Missed contributions to the retirement plan totaled about $15.5 million as of September and are a part of Freedom’s secured debt. The plan in December had about 5,300 participants and $287.3 million in assets, according to the U.S. Department of Labor.

Tribune and Mirman’s group didn’t disclose details about their offers. The auction wouldn’t be held if there is no “conforming Initial Overbid,” according to court documents, and the stalking horse bidder would then be named the successful bidder.

Digital First submitted a refundable deposit “equal to 10% of the cash component of the competing purchase price,” or $4.5 million.

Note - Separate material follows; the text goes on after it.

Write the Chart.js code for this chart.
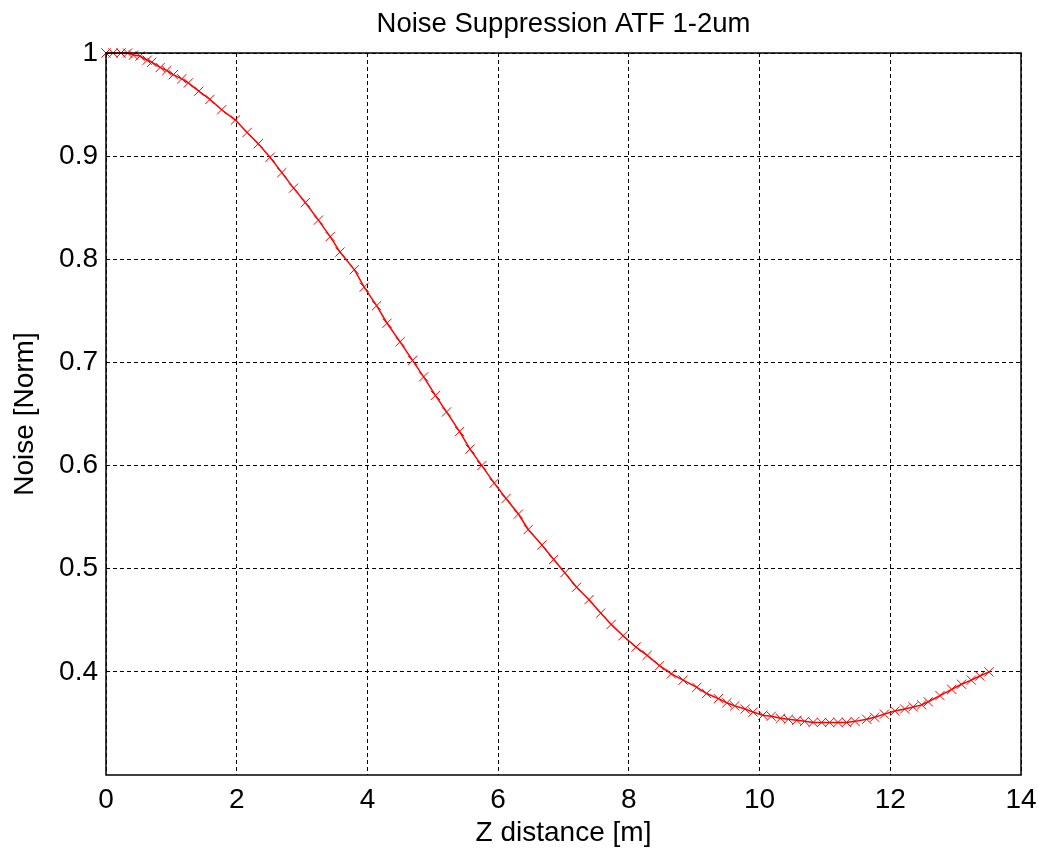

It’s also entitled to a break-up fee and expense reimbursement of at least $250,000.

Several other bids are for Freedom’s real estate assets only, Freedom’s attorney, Alan Friedman of Lobel Weiland Golden Friedman LLP in Costa Mesa, said to the Orange County Register.

Mirman’s group includes Freedom Chairman Eric Spitz and real estate developer Mike Harrah “as the principal investor,” Mirman said in a Friday letter to employees. “We are honored to have Mike as part of the team as we work toward preserving local ownership of The Orange County Register and The Press-Enterprise. Mike, Eric and I remain confident in the prospect of winning the auction.”

Mirman’s statement put to rest speculations that an insider bid may be in jeopardy. Harrah in a recent interview with the Los Angeles Times said he was concerned about “possible environmental contamination at the Register’s printing plant site in Santa Ana, about the value of assets held by Freedom’s pension plan, and about the profitability of Freedom’s newspapers.”